Picture duly painted, we felt we had a good idea of what to expect from the San Remo 76, but did it confound our preconceptions?
Not one for weight watchers, but a great choice for flat-out, flat road speed Robert Smith
Aesthetically the frameset has a largely conventional outline, with a fairly level top-tube and dropped seatstays, but closer inspection highlights some aero tube shaping and often very angular profiles. From the large down-tube to the kinked top-tube and chunky asymmetric chainstays, the overriding impression is of solidity and uncompromising strength. If you like your bikes burly, you’re in luck.
It’s no featherweight, but the San Remo’s claimed 1,000g frame and 380g monocoque fork, while heavier than some gravity-defying hardware, are reassuringly sturdy
The oversized theme continues to the Deda 35 bar, which matches superbly ergonomic shaping to a constant 35mm diameter top, removing the need for a central bulge and maximising stiffness. Leaning hard on the bar and specific stem gives immediate confidence that’s backed up by excellent lateral front end rigidity, giving a solid platform for power delivery.
Whether seated or standing, big efforts or subtle pedal caresses have equally proportionate effects on velocity, the frame’s solid lower section, centred on the BB86 bottom bracket shell, ensures your watts aren’t wasted.
A frameset aimed at uncompromising power delivery always runs the risk of producing an uncompromising ride, but although the Merckx is firm, and not something we’d choose to take across cobblestones, it’s no filling rattler either.
Prologo Scratch saddle makes up part of the top-end finishing kit Robert Smith
It’s no featherweight, but the San Remo’s claimed 1,000g frame and 380g monocoque fork, while heavier than some gravity-defying hardware, are reassuringly sturdy. Built with a complete Ultegra groupset, Fulcrum wheelset and classy finishing kit, including a Prologo Scratch saddle, our large example comes in at 7.72kg.
The most common place to shed overall mass is the wheelset, and the Racing Quattro LG, at around 1,725g is a good place to start.
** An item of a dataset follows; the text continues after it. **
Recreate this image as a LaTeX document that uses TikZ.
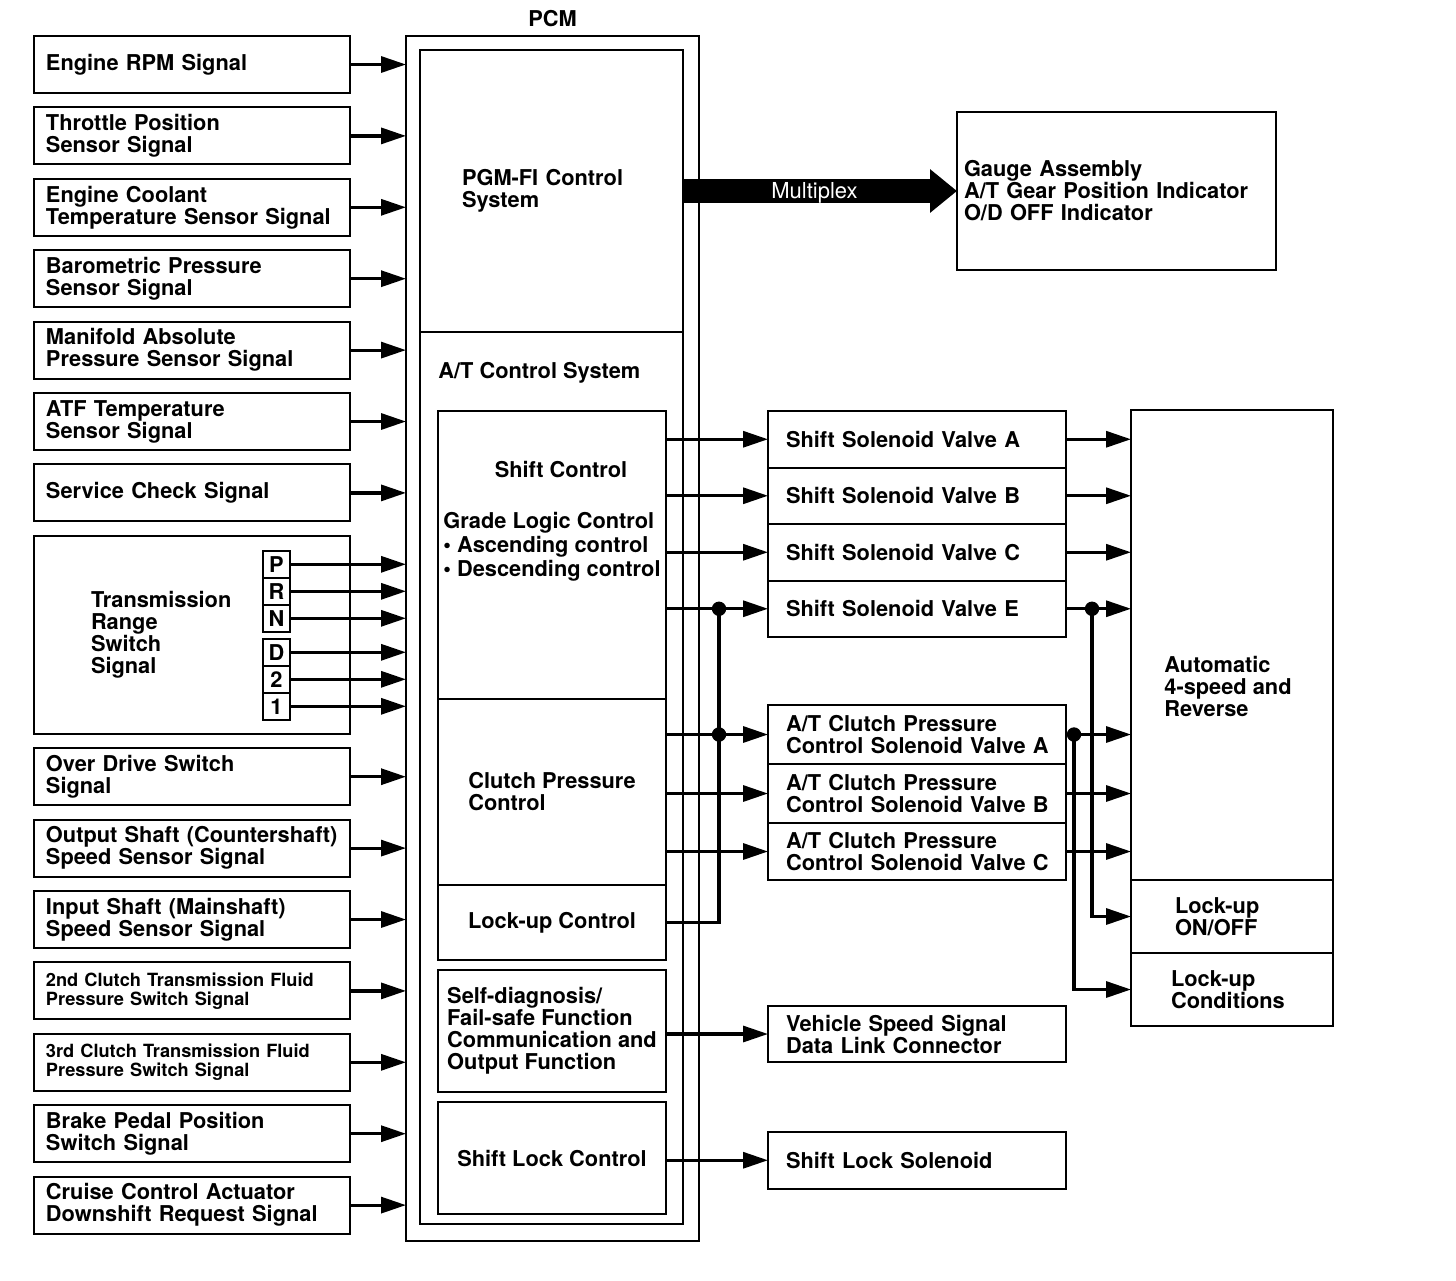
\documentclass[tikz,border=0pt]{standalone}
\usepackage{fontspec}
\setmainfont{TeX Gyre Heros}
\usetikzlibrary{arrows.meta,positioning}

\begin{document}
\begin{tikzpicture}[x=0.5pt,y=-0.5pt,
  font=\bfseries\fontsize{10.9}{11}\selectfont,
  blk/.style={draw,line width=1pt,outer sep=0pt,align=left},
  inbox/.style={blk,text width=146pt,inner xsep=6pt,minimum height=28.5pt},
  smallin/.style={inbox,font=\bfseries\fontsize{9.1}{9.6}\selectfont},
  gear/.style={blk,minimum width=13.5pt,minimum height=13.5pt,inner sep=0pt,align=center},
  ctlbox/.style={blk,minimum width=114pt,inner sep=0pt},
  outbox/.style={blk,text width=131pt,inner xsep=9pt,minimum height=28.25pt},
  sig/.style={line width=1.6pt,-{Triangle[length=12.5pt,width=8pt]}},
  wire/.style={line width=1.6pt},
  mux/.style={line width=12pt,-{Triangle[length=13.5pt,width=21pt]}}]
  \useasboundingbox (0,0) rectangle (1456,1280);

  % input signals
  \node[inbox,anchor=north west] (rpm) at (34,36) {Engine RPM Signal};
  \node[inbox,below=7.2pt of rpm] (tps) {Throttle Position\\Sensor Signal};
  \node[inbox,below=7.2pt of tps] (ect) {Engine Coolant\\Temperature Sensor Signal};
  \node[inbox,below=7.2pt of ect] (baro) {Barometric Pressure\\Sensor Signal};
  \node[inbox,below=7.2pt of baro] (map) {Manifold Absolute\\Pressure Sensor Signal};
  \node[inbox,below=7.2pt of map] (atf) {ATF Temperature\\Sensor Signal};
  \node[inbox,below=7.2pt of atf] (svc) {Service Check Signal};
  \node[inbox,below=7.2pt of svc,text width=101pt,inner xsep=28.5pt,minimum height=99pt] (trs)
    {Transmission\\Range\\Switch\\Signal};
  \node[inbox,below=7.2pt of trs] (od) {Over Drive Switch\\Signal};
  \node[inbox,below=7.2pt of od] (vss) {Output Shaft (Countershaft)\\Speed Sensor Signal};
  \node[inbox,below=7.2pt of vss] (mss) {Input Shaft (Mainshaft)\\Speed Sensor Signal};
  \node[smallin,below=7.2pt of mss] (sw2) {2nd Clutch Transmission Fluid\\Pressure Switch Signal};
  \node[smallin,below=7.2pt of sw2] (sw3) {3rd Clutch Transmission Fluid\\Pressure Switch Signal};
  \node[inbox,below=7.2pt of sw3] (bps) {Brake Pedal Position\\Switch Signal};
  \node[inbox,below=7.2pt of bps] (cca) {Cruise Control Actuator\\Downshift Request Signal};

  % range switch positions
  \node[gear,below left=7.5pt and 30pt of trs.north east] (P) {P};
  \node[gear,below=0pt of P] (R) {R};
  \node[gear,below=0pt of R] (N) {N};
  \node[gear,below=3.5pt of N] (D) {D};
  \node[gear,below=0pt of D] (two) {2};
  \node[gear,below=0pt of two] (one) {1};

  % PCM
  \node[blk,anchor=north west,minimum width=146.5pt,minimum height=602.5pt] (pcm) at (406,36) {};
  \node[above=1pt of pcm] (pcmlbl) {PCM};
  \node[blk,anchor=north west,minimum width=131.5pt,minimum height=587pt] (core) at (420,50) {};
  \node[blk,anchor=north west,text width=89.5pt,inner xsep=21pt,minimum height=141pt] (pgmfi) at (420,50)
    {PGM-FI Control\\System};
  \node[anchor=west,inner sep=0pt] (atlbl) at (438,373) {A/T Control System};
  \node[ctlbox,anchor=north west,minimum height=144pt] (shiftbox) at (438,411) {};
  \node[inner sep=0pt] (shifthead) at (561,470) {Shift Control};
  \node[anchor=west,align=left,inner sep=0pt,font=\bfseries\fontsize{10.9}{12}\selectfont] (gradetxt) at (443,547)
    {Grade Logic Control\\\textbullet\ Ascending control\\\textbullet\ Descending control};
  \node[ctlbox,below=0pt of shiftbox,minimum height=93pt] (clutchbox) {Clutch Pressure\\Control};
  \node[ctlbox,below=0pt of clutchbox,minimum height=37.5pt] (lockbox) {Lock-up Control};
  \node[ctlbox,below=5pt of lockbox,minimum height=61pt] (selfdiag)
    {Self-diagnosis/\\Fail-safe Function\\Communication and\\Output Function};
  \node[ctlbox,below=5pt of selfdiag,minimum height=56pt] (shiftlock) {Shift Lock Control};

  % outputs
  \node[blk,anchor=north west,text width=152.5pt,inner xsep=3.5pt,minimum height=79pt] (gauge) at (957,112)
    {Gauge Assembly\\A/T Gear Position Indicator\\O/D OFF Indicator};
  \node[outbox,anchor=north west] (ssvA) at (768,411) {Shift Solenoid Valve A};
  \node[outbox,below=0pt of ssvA] (ssvB) {Shift Solenoid Valve B};
  \node[outbox,below=0pt of ssvB] (ssvC) {Shift Solenoid Valve C};
  \node[outbox,below=0pt of ssvC] (ssvE) {Shift Solenoid Valve E};
  \node[outbox,anchor=north west,minimum height=29.5pt] (cpcA) at (768,705)
    {A/T Clutch Pressure\\\mbox{Control Solenoid Valve A}};
  \node[outbox,below=0pt of cpcA,minimum height=29.5pt] (cpcB)
    {A/T Clutch Pressure\\\mbox{Control Solenoid Valve B}};
  \node[outbox,below=0pt of cpcB,minimum height=28.5pt] (cpcC)
    {A/T Clutch Pressure\\\mbox{Control Solenoid Valve C}};
  \node[outbox,anchor=north west,minimum height=28pt] (vspd) at (768,1006) {Vehicle Speed Signal\\Data Link Connector};
  \node[outbox,anchor=north west] (sls) at (768,1132) {Shift Lock Solenoid};

  % transmission
  \node[blk,anchor=north west,minimum width=101pt,minimum height=235pt] (auto) at (1131,410) {};
  \node[anchor=west,align=left,inner sep=0pt] (autotxt) at (1164,686) {Automatic\\4-speed and\\Reverse};
  \node[blk,below=0pt of auto,text width=57pt,inner xsep=22pt,minimum height=36.5pt] (lockon) {Lock-up\\ON/OFF};
  \node[blk,below=0pt of lockon,text width=61pt,inner xsep=20pt,minimum height=36.5pt] (lockcond) {Lock-up\\Conditions};

  % connectors
  \foreach \n in {rpm,tps,ect,baro,map,atf,svc,P,R,N,D,two,one,od,vss,mss,sw2,sw3,bps,cca}
    \draw[sig] (\n.east) -- (\n.east -| pcm.west);
  \draw[mux] (pgmfi.east) -- node[pos=0.48,yshift=-1pt,text=white,font=\mdseries\fontsize{11}{11}\selectfont] (muxlbl) {Multiplex} (gauge.west);
  \foreach \s in {ssvA,ssvB,ssvC,ssvE}
    \draw[sig] (shiftbox.east |- \s.west) -- (\s.west);
  \foreach \s in {cpcA,cpcB,cpcC}
    \draw[sig] (clutchbox.east |- \s.west) -- (\s.west);
  \draw[sig] (selfdiag.east |- vspd.west) -- (vspd.west);
  \draw[sig] (shiftlock.east |- sls.west) -- (sls.west);
  \foreach \s in {ssvA,ssvB,ssvC,ssvE,cpcA,cpcB,cpcC}
    \draw[sig] (\s.east) -- (\s.east -| auto.west);

  % lock-up branches
  \coordinate (busL) at (719,0);
  \coordinate (busR1) at (1092,0);
  \coordinate (busR2) at (1074,0);
  \coordinate (jE) at (ssvE.west -| busL);
  \coordinate (jCA) at (cpcA.west -| busL);
  \coordinate (kE) at (ssvE.east -| busR1);
  \coordinate (kCA) at (cpcA.east -| busR2);
  \draw[wire] (lockbox.east) -| (jE);
  \draw[sig] (kE) |- (lockon.west);
  \draw[sig] (kCA) |- (lockcond.west);
  \foreach \j in {jE,jCA,kE,kCA}
    \fill (\j) circle (3.6pt);
\end{tikzpicture}
\end{document}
That said, their 35mm tall, 23.2mm-wide rims with 16 front and 21 rear spokes suit the Merckx well.
Acceleration is competitively brisk, and sustaining speed on flat and rolling terrain is the Merckx’s bread and butter. The whole package even acquits itself impressively well when climbing short sharp hills or longer, flatter drags, although the 36/25 lowest gear does have its limitations.
The frame’s lateral rigidity, along with nicely rounded 25mm Vittoria rubber give great directional stability, and help it descend like a bobsleigh, carving confident lines and braking with assurance.
There are more comfortable endurance bikes, but if you’re a rouleur who wants undiluted speed potential for races or rides that don’t involve mountains or cobbles, the San Remo 76 only has eyes for the finish line.